The bicycle racers in the Tour de France are accompanied by several hundred support and marketing motor vehicles that drive slowly in front of and behind the bicycle racers in a long, slowly moving procession. This large group is divided into three sub-groups; the publicity caravan that precedes the race, the race peloton or group of bicycle racers, often segmented into smaller groups as riders attempt to accelerate away from the main group in smaller sub “breakaway” groups- this group also includes press motorcycles, cars belonging to officials and the Republican Guard security motorcycles- and finally a trailing support caravan of cars belonging to the bicycle racing teams.
The race itself moves along the route with unrestricted access to the athletes from the sides and above the riders. This makes them vulnerable to both accidental and intentional collisions with spectators. Both have happened on a regular basis in the Tour de France.
It is the threat of unrestricted access to competitors that makes the security challenge at the Tour de France unique. This is combined with the high media profile, including live television and Internet coverage of the event. These factors make the event an optimal target for extremists and terrorist attacks.
Given the escalation of terrorist style attacks in France and southern Europe, an uncontrolled influx of foreign national refugees that could conceal trained insurgents or lone wolf insurgents and the high media profile of the Tour de France in a dynamic and unsecured setting, it is almost inevitable that these factors converge in some type of willful, injurious act. This could include a mass-casualty event with both spectators and competitors.
Effective countermeasures to reduce the likelihood of a terrorist attack on the Tour de France competitors and spectators include increased aerial surveillance of the route via remotely piloted vehicles (RPVs) and helicopter, fixed wing surveillance aircraft equipped with sensors to detect unusual materials and activity.
Interestingly, race officials have begun using FLIR (Forward Looking Infrared) viewers to inspect bicycles that have been equipped with miniature electric motors that may illegally assist in propelling the competitors’ bikes. The detection for this “mechanical doping” could also be employed by security personnel to find abnormal thermal activity from radioactive devices and other threats.
However, these proposed route surveillance techniques are only for threat detection. Threat eradication upon detection is even more difficult given the proximity of spectators and competitors. If a terrorist threat were detected, acting against the threat would result in the inevitable disruption of the event. Any armed response also presents the challenge of avoiding peripheral casualties in a dense spectator setting.

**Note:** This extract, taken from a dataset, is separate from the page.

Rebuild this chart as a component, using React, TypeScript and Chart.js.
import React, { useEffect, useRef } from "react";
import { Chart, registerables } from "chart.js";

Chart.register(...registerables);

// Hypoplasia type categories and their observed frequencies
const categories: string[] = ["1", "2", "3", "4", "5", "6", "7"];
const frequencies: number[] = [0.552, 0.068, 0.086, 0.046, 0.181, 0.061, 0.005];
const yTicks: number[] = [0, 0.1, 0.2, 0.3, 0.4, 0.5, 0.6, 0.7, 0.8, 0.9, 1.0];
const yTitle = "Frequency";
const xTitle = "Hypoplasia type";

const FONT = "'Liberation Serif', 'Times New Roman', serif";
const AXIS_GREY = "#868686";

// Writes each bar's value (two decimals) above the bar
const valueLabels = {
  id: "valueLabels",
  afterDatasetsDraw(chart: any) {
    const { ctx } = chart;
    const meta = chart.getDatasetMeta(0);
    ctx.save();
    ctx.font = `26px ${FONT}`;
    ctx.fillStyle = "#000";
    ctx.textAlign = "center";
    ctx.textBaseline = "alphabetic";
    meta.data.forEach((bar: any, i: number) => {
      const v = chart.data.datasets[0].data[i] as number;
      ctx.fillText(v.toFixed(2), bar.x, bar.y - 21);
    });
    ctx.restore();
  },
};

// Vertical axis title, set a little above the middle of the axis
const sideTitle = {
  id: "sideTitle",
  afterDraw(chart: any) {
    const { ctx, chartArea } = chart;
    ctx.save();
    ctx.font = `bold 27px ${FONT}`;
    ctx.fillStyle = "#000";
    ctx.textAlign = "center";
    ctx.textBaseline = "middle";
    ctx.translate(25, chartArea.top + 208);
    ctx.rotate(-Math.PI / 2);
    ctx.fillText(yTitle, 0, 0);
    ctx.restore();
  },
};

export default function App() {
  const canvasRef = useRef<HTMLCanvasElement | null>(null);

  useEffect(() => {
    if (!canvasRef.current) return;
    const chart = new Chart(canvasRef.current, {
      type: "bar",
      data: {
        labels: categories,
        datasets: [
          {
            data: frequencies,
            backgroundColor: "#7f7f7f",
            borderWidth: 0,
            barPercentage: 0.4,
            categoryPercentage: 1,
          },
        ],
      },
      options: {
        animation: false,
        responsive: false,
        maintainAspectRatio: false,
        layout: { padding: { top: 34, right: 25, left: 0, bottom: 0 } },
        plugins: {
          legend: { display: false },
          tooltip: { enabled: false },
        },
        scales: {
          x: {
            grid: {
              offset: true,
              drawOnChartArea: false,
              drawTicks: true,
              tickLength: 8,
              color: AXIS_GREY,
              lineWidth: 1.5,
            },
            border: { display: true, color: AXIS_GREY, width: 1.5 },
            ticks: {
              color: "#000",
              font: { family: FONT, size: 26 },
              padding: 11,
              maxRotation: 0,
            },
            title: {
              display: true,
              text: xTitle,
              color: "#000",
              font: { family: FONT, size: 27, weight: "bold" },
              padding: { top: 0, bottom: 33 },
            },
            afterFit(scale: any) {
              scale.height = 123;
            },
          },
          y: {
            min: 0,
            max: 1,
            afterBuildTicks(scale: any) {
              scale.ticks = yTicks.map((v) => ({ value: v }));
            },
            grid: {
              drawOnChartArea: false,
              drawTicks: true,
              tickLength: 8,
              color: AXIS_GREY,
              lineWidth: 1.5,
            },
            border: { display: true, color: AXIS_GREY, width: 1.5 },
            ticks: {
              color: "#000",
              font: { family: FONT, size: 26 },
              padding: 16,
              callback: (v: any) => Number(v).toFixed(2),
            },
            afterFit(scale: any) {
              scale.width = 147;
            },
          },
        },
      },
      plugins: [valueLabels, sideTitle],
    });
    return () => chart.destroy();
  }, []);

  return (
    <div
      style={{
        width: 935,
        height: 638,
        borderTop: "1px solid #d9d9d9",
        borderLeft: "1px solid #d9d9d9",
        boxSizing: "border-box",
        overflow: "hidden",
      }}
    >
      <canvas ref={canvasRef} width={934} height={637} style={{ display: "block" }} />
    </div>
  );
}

The primary countermeasure to terrorist attacks on the Tour de France is prevention. Thankfully for the Tour de France most attacks in France have been located in close proximity to immigrant populations. The Tour de France route has been in more rural settings so far.
Foreign correspondent for The New Yorker George Packer wrote, “France has all kinds of suburbs, but the word for them, banlieues, has become pejorative, meaning slums dominated by immigrants. Conceived as utopias for workers, they have become concentrations of poverty and social isolation. The cités and their occupants are the subject of anxious and angry discussion in France.” It is from and around these immediate areas where most of France’s immediate terrorist threat emanates based on an examination of previous attacks.
In conclusion, the inability to provide increased route security without compromising the traditional format of the Tour de France set against the backdrop of a rising frequency of terrorist activity within French borders presents an ominous portend; that a terrorist attack at the Tour de France in the near future is almost a statistical inevitability.
Hauntingly written report..and I hope you are incorrect, but I predict many more attacks like the one that just took place, unfortunately.